+++ Supplied information
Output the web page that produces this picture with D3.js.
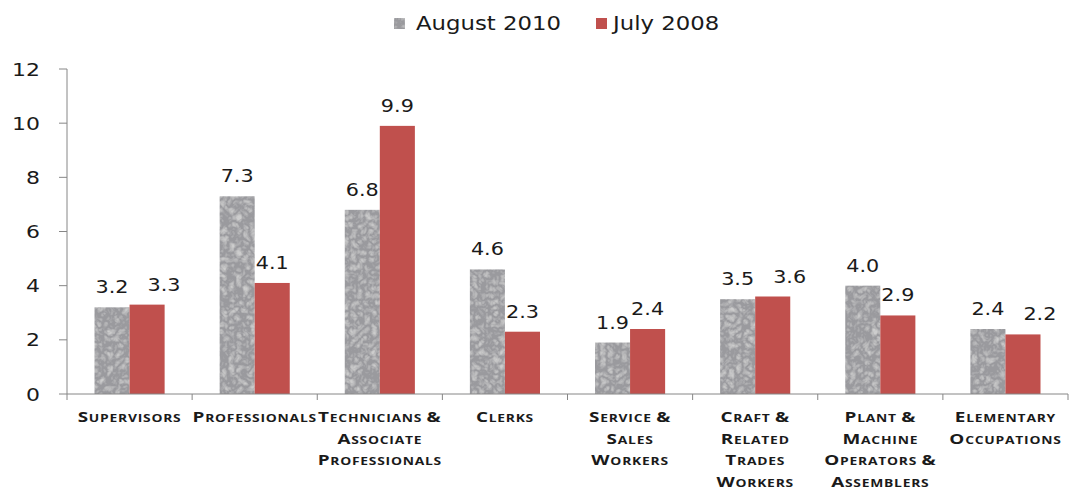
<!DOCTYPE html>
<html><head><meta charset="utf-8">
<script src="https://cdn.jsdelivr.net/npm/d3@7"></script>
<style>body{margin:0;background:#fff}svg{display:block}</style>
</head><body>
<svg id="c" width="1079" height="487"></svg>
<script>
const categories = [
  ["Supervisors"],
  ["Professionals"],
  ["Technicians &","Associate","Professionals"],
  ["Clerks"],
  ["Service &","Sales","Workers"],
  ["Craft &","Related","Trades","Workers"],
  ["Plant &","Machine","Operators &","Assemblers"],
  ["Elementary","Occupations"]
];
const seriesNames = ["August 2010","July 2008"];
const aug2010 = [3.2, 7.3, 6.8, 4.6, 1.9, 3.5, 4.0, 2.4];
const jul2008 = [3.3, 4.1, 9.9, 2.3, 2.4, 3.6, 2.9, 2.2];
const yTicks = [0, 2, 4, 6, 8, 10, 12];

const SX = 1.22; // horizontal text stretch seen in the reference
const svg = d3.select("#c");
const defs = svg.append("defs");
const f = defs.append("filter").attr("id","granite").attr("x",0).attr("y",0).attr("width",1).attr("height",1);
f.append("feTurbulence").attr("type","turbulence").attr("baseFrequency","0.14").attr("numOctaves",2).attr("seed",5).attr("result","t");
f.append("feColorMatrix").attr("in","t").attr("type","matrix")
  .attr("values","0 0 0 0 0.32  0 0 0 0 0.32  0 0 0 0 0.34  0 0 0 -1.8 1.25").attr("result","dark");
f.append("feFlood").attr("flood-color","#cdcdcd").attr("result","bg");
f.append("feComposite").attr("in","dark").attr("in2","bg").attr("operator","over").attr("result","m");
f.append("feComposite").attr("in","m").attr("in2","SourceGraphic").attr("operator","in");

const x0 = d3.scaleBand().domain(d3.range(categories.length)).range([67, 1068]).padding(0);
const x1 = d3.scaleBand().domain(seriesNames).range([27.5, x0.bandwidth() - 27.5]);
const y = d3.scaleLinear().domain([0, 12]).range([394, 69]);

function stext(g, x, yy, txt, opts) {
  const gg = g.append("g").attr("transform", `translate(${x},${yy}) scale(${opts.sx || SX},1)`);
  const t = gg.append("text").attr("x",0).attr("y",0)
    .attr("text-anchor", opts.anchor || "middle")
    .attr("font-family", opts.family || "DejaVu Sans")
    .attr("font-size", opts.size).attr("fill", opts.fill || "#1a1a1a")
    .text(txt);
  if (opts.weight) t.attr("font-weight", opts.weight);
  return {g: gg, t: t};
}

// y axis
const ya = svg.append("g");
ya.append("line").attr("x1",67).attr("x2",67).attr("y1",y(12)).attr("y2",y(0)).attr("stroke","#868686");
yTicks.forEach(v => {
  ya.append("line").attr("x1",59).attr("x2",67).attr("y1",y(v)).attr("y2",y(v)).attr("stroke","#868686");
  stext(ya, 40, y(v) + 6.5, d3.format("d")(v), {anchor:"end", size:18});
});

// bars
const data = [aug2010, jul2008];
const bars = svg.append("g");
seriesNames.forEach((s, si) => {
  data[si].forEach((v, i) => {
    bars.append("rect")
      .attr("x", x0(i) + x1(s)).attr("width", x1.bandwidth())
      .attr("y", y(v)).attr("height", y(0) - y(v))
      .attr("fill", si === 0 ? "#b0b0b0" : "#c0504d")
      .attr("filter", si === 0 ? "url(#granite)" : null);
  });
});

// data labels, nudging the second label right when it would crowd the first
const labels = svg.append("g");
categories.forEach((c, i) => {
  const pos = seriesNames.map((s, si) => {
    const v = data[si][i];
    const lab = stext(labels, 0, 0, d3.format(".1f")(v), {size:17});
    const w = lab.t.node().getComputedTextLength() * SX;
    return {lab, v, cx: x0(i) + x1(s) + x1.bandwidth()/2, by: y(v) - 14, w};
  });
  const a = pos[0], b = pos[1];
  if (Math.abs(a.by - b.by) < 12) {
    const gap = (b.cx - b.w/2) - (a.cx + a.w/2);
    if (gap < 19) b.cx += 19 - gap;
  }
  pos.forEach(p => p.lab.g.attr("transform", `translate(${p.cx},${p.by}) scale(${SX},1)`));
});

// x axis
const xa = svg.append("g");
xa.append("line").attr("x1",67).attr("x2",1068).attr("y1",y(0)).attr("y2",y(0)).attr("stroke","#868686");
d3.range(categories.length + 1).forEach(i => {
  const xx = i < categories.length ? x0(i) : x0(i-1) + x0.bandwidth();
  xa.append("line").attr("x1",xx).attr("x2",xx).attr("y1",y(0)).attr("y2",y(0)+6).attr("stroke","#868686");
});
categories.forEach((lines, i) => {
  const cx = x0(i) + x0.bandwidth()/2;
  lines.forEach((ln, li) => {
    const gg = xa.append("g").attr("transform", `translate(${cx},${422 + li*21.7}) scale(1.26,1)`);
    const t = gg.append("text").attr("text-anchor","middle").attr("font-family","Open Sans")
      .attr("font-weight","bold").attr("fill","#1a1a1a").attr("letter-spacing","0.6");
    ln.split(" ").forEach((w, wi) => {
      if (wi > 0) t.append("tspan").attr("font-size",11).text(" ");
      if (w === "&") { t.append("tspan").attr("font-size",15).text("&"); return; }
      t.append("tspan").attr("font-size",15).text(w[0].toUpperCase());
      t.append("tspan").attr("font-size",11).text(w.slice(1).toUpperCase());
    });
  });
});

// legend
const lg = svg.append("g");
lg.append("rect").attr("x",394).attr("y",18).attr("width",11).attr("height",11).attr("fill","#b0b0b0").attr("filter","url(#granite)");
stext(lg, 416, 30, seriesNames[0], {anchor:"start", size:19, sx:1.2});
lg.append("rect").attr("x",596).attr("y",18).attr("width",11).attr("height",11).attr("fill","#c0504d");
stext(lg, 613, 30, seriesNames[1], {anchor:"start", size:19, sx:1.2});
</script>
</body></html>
++++++
** What to do **
Output the lines above in full and exactly as given, omitting any pictures.

** Result of the task **
Output the web page that produces this picture with D3.js.
<!DOCTYPE html>
<html><head><meta charset="utf-8">
<script src="https://cdn.jsdelivr.net/npm/d3@7"></script>
<style>body{margin:0;background:#fff}svg{display:block}</style>
</head><body>
<svg id="c" width="1079" height="487"></svg>
<script>
const categories = [
  ["Supervisors"],
  ["Professionals"],
  ["Technicians &","Associate","Professionals"],
  ["Clerks"],
  ["Service &","Sales","Workers"],
  ["Craft &","Related","Trades","Workers"],
  ["Plant &","Machine","Operators &","Assemblers"],
  ["Elementary","Occupations"]
];
const seriesNames = ["August 2010","July 2008"];
const aug2010 = [3.2, 7.3, 6.8, 4.6, 1.9, 3.5, 4.0, 2.4];
const jul2008 = [3.3, 4.1, 9.9, 2.3, 2.4, 3.6, 2.9, 2.2];
const yTicks = [0, 2, 4, 6, 8, 10, 12];

const SX = 1.22; // horizontal text stretch seen in the reference
const svg = d3.select("#c");
const defs = svg.append("defs");
const f = defs.append("filter").attr("id","granite").attr("x",0).attr("y",0).attr("width",1).attr("height",1);
f.append("feTurbulence").attr("type","turbulence").attr("baseFrequency","0.14").attr("numOctaves",2).attr("seed",5).attr("result","t");
f.append("feColorMatrix").attr("in","t").attr("type","matrix")
  .attr("values","0 0 0 0 0.32  0 0 0 0 0.32  0 0 0 0 0.34  0 0 0 -1.8 1.25").attr("result","dark");
f.append("feFlood").attr("flood-color","#cdcdcd").attr("result","bg");
f.append("feComposite").attr("in","dark").attr("in2","bg").attr("operator","over").attr("result","m");
f.append("feComposite").attr("in","m").attr("in2","SourceGraphic").attr("operator","in");

const x0 = d3.scaleBand().domain(d3.range(categories.length)).range([67, 1068]).padding(0);
const x1 = d3.scaleBand().domain(seriesNames).range([27.5, x0.bandwidth() - 27.5]);
const y = d3.scaleLinear().domain([0, 12]).range([394, 69]);

function stext(g, x, yy, txt, opts) {
  const gg = g.append("g").attr("transform", `translate(${x},${yy}) scale(${opts.sx || SX},1)`);
  const t = gg.append("text").attr("x",0).attr("y",0)
    .attr("text-anchor", opts.anchor || "middle")
    .attr("font-family", opts.family || "DejaVu Sans")
    .attr("font-size", opts.size).attr("fill", opts.fill || "#1a1a1a")
    .text(txt);
  if (opts.weight) t.attr("font-weight", opts.weight);
  return {g: gg, t: t};
}

// y axis
const ya = svg.append("g");
ya.append("line").attr("x1",67).attr("x2",67).attr("y1",y(12)).attr("y2",y(0)).attr("stroke","#868686");
yTicks.forEach(v => {
  ya.append("line").attr("x1",59).attr("x2",67).attr("y1",y(v)).attr("y2",y(v)).attr("stroke","#868686");
  stext(ya, 40, y(v) + 6.5, d3.format("d")(v), {anchor:"end", size:18});
});

// bars
const data = [aug2010, jul2008];
const bars = svg.append("g");
seriesNames.forEach((s, si) => {
  data[si].forEach((v, i) => {
    bars.append("rect")
      .attr("x", x0(i) + x1(s)).attr("width", x1.bandwidth())
      .attr("y", y(v)).attr("height", y(0) - y(v))
      .attr("fill", si === 0 ? "#b0b0b0" : "#c0504d")
      .attr("filter", si === 0 ? "url(#granite)" : null);
  });
});

// data labels, nudging the second label right when it would crowd the first
const labels = svg.append("g");
categories.forEach((c, i) => {
  const pos = seriesNames.map((s, si) => {
    const v = data[si][i];
    const lab = stext(labels, 0, 0, d3.format(".1f")(v), {size:17});
    const w = lab.t.node().getComputedTextLength() * SX;
    return {lab, v, cx: x0(i) + x1(s) + x1.bandwidth()/2, by: y(v) - 14, w};
  });
  const a = pos[0], b = pos[1];
  if (Math.abs(a.by - b.by) < 12) {
    const gap = (b.cx - b.w/2) - (a.cx + a.w/2);
    if (gap < 19) b.cx += 19 - gap;
  }
  pos.forEach(p => p.lab.g.attr("transform", `translate(${p.cx},${p.by}) scale(${SX},1)`));
});

// x axis
const xa = svg.append("g");
xa.append("line").attr("x1",67).attr("x2",1068).attr("y1",y(0)).attr("y2",y(0)).attr("stroke","#868686");
d3.range(categories.length + 1).forEach(i => {
  const xx = i < categories.length ? x0(i) : x0(i-1) + x0.bandwidth();
  xa.append("line").attr("x1",xx).attr("x2",xx).attr("y1",y(0)).attr("y2",y(0)+6).attr("stroke","#868686");
});
categories.forEach((lines, i) => {
  const cx = x0(i) + x0.bandwidth()/2;
  lines.forEach((ln, li) => {
    const gg = xa.append("g").attr("transform", `translate(${cx},${422 + li*21.7}) scale(1.26,1)`);
    const t = gg.append("text").attr("text-anchor","middle").attr("font-family","Open Sans")
      .attr("font-weight","bold").attr("fill","#1a1a1a").attr("letter-spacing","0.6");
    ln.split(" ").forEach((w, wi) => {
      if (wi > 0) t.append("tspan").attr("font-size",11).text(" ");
      if (w === "&") { t.append("tspan").attr("font-size",15).text("&"); return; }
      t.append("tspan").attr("font-size",15).text(w[0].toUpperCase());
      t.append("tspan").attr("font-size",11).text(w.slice(1).toUpperCase());
    });
  });
});

// legend
const lg = svg.append("g");
lg.append("rect").attr("x",394).attr("y",18).attr("width",11).attr("height",11).attr("fill","#b0b0b0").attr("filter","url(#granite)");
stext(lg, 416, 30, seriesNames[0], {anchor:"start", size:19, sx:1.2});
lg.append("rect").attr("x",596).attr("y",18).attr("width",11).attr("height",11).attr("fill","#c0504d");
stext(lg, 613, 30, seriesNames[1], {anchor:"start", size:19, sx:1.2});
</script>
</body></html>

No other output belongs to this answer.